Tron Legacy starts with software CEO Kevin Flynn (Jeff Bridges) telling his young son Sam a bedtime story in the late 1980s, essentially delivering a sketchy outline of the original film’s plot. He leaves his all-American spawn hanging on his words as he heads out on his motorbike, never to be seen again. His disappearance has a marked effect on young Sam’s upbringing and although he retains control of his father’s firm, ENCOM, as majority share holder, he wants to subvert the corporate stiffs who hold sway over its software output by giving away their products for free as a kind of open source, base jumping Robin Hood. It ends up making him look like an undercover apologist for software pirates and the culture of copying that has evolved since the original film was launched. This is a message that sits uneasily in a big-budget studio film, but it is only the start of Tron Legacy’s problems.

After sabotaging his company’s latest software launch, grown-up Sam (Garret Hedlund) returns to his father’s old office in an amusement arcade when it emerges that a page has been sent out from that derelict location. After finding a back room and fiddling irresponsibly with some knobs he is sucked into a digital world known as The Grid which his father created as a digital utopia and the 3D portion of the film can being in earnest.

Things look up for the movie at first as Sam is thrust straight into gladiatorial battles with flying discs with no explanation, which acts as an effective way of keeping the audience as confused as their main point of sympathy. After pixelating a few faceless opponents he is brought befores Clu, a sort of clone that is supposed to look like the horribly uncanny Jeff Bridges from the 80s but is about as convincing as a muppet. In fact a Jim Henson-style character would have been less out of place than the slightly wrong-looking facial animation used here.
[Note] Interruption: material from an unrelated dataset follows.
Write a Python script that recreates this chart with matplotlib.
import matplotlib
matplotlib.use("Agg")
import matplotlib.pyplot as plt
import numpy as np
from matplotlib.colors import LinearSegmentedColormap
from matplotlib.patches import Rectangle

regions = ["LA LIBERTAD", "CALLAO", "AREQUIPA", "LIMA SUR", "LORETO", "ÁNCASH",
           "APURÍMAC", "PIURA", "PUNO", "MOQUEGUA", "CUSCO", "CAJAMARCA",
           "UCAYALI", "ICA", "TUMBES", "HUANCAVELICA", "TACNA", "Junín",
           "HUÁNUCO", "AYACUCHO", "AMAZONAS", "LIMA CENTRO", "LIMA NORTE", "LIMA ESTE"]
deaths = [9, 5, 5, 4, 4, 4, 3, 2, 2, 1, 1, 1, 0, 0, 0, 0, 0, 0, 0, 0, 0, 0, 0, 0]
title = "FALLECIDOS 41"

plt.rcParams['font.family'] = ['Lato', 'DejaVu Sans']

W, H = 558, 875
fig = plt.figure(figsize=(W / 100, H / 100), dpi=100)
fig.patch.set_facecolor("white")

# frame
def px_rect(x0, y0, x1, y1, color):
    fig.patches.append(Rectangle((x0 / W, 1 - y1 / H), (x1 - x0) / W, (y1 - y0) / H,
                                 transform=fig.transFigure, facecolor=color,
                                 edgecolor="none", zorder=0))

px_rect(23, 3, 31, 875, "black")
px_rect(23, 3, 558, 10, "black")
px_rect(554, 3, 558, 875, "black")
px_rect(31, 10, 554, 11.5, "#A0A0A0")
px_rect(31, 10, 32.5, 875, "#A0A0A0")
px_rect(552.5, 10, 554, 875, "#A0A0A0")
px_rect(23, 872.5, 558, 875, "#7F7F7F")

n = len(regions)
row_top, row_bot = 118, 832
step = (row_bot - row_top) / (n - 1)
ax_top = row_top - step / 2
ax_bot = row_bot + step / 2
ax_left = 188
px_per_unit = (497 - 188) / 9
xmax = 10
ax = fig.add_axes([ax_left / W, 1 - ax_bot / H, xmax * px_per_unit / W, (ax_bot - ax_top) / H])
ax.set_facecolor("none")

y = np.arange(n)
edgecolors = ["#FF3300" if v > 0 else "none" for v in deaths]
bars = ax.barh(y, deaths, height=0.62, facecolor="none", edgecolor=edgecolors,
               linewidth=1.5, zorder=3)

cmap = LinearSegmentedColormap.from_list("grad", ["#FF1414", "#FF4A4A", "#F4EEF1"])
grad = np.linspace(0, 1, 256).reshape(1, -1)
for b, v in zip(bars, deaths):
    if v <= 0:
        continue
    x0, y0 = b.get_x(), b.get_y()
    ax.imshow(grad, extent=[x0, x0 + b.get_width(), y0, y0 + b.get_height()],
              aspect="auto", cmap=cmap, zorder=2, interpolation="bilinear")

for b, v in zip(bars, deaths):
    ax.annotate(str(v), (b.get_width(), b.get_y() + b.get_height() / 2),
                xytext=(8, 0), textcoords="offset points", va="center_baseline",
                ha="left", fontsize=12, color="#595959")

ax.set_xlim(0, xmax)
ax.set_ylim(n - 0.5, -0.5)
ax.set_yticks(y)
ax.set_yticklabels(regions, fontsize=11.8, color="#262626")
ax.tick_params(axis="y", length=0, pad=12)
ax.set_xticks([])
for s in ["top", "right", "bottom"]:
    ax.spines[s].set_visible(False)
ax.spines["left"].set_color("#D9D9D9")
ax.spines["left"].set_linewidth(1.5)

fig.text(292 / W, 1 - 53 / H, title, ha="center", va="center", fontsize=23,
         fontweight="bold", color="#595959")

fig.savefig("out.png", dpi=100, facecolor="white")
Clu quickly emerges as the antagonist who is seeking perfection in his own world and ultimately looking for a way of emerging from The Grid to take over the real one. But before all that he feels like testing Sam with some Light Cycle racing. Annoyingly the cycle fights have been drained of tension as, unlike in the original movie, they now move freely, leaving curved trails rather than the 90 degree snaps to the left or right that were necessitated by 1982’s CGI. At least we get something to look at.

Sam fights gamely (he rides a bike in real life and does a bit of parkour to establish his physical prowess before he ends up inside the machine) but is rescued by wonk-fringed outsider Quorra. She takes him beyond the main city of The Grid into the wasteland where his real father has been meditating/farting around for the last two decades since Clu went Light Mental**. Thus begins the films extended, boring second act which lasts too long and pulls the fun out of the movie like the brain through the nose of a dead Egyptian monarch.
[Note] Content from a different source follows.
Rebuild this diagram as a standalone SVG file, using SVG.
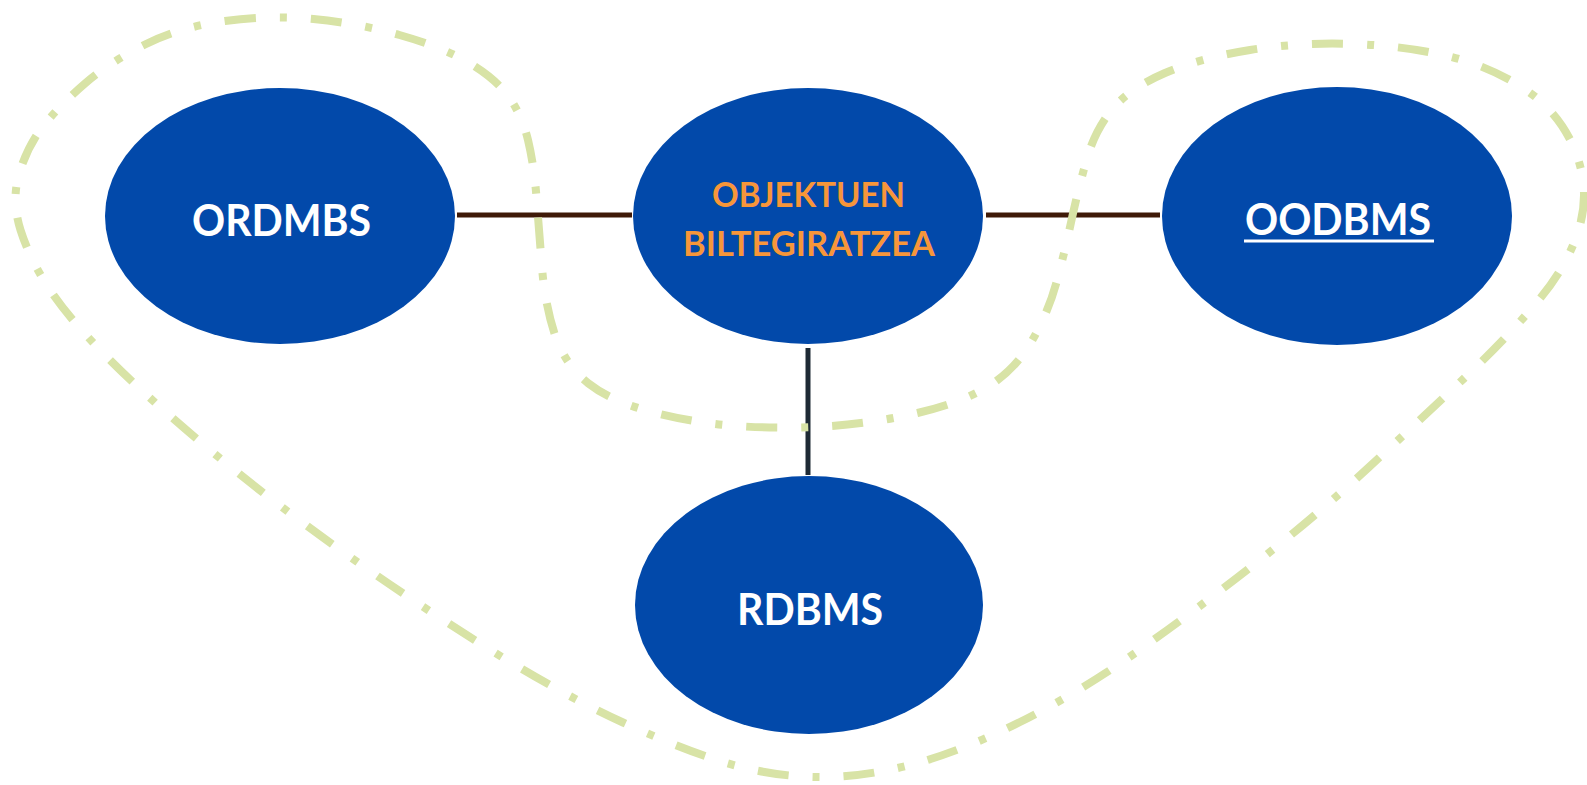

What irks me most about Tron Legacy is the staggering lack of imagination which has been applied to the world of The Grid. The programs which inhabit it exhibit the same emotions as humans and aside from their glowing suits may as well be people from a real city. This renders pointless the whole concept of building a different, digital society that can approach perfection. Why not make the programs behave in an unexpected way? Why give them fears, why make them angry? Why give The Grid a night club run by Michael Sheen, apparently playing an insufferable imagining of David Bowie’s digital ghost? These normalising, human factors neutralise the inherent intrigue of virtual reality in the same way that the Matrix sequels managed after a promising first outing.

Oh, and a colour pallet which is based around about three hues might in theory create an oppressive atmosphere of a nightmarish neon purgatory but in reality make things look dull after a two hour slog. I never thought I’d want to go back to the forests of Pandora but even James Cameron’s “stick a few more limbs on a monkey/horse/dragon and paint it blue” approach to imagining another world in Avatar was more inventive than Tron Legacy’s bland attempt at creativity.
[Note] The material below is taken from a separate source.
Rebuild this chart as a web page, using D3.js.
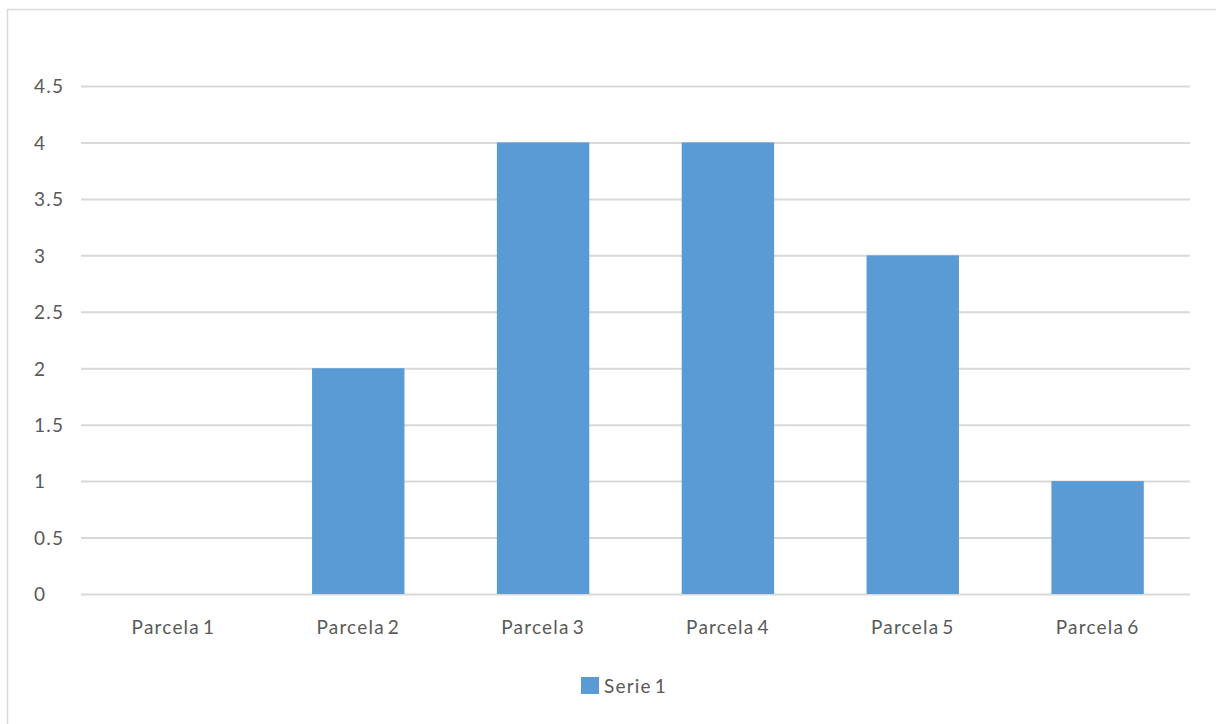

I’ve not even got into the plot holes, minor annoyances and incongruous hippyness of the ageing Jeff Bridges. And I don’t plan to. Tron Legacy is one of the few films I have ever seen that is actively lifted by its score. Assembled by Daft Punk, the soundtrack is stunning throughout, rarely relying on the traditional string hits and classical themes when a good dose of stomach rumbling electronica can get the job done more effectively. Although the deep bass blasts occasionally mirror Inception’s trumpet punch moments and it can feel a bit like you’re living in Moby’s wet dream it is almost worth going to see Tron Legacy just to hear the music which drives it as it was intended. Sadly ‘almost’ is the operative word, as those with little interest in an insubstantial burp of CGI or a concept album by French DJs will not find much to rouse them here.

*What sort of bastard uses LOL as punctuation? Answer: My entire generation.

**If you prefix any normal object/noun with ‘Light’ it becomes the Tron equivalent. Except Light Sabre. That would enrage the Lucassaurus.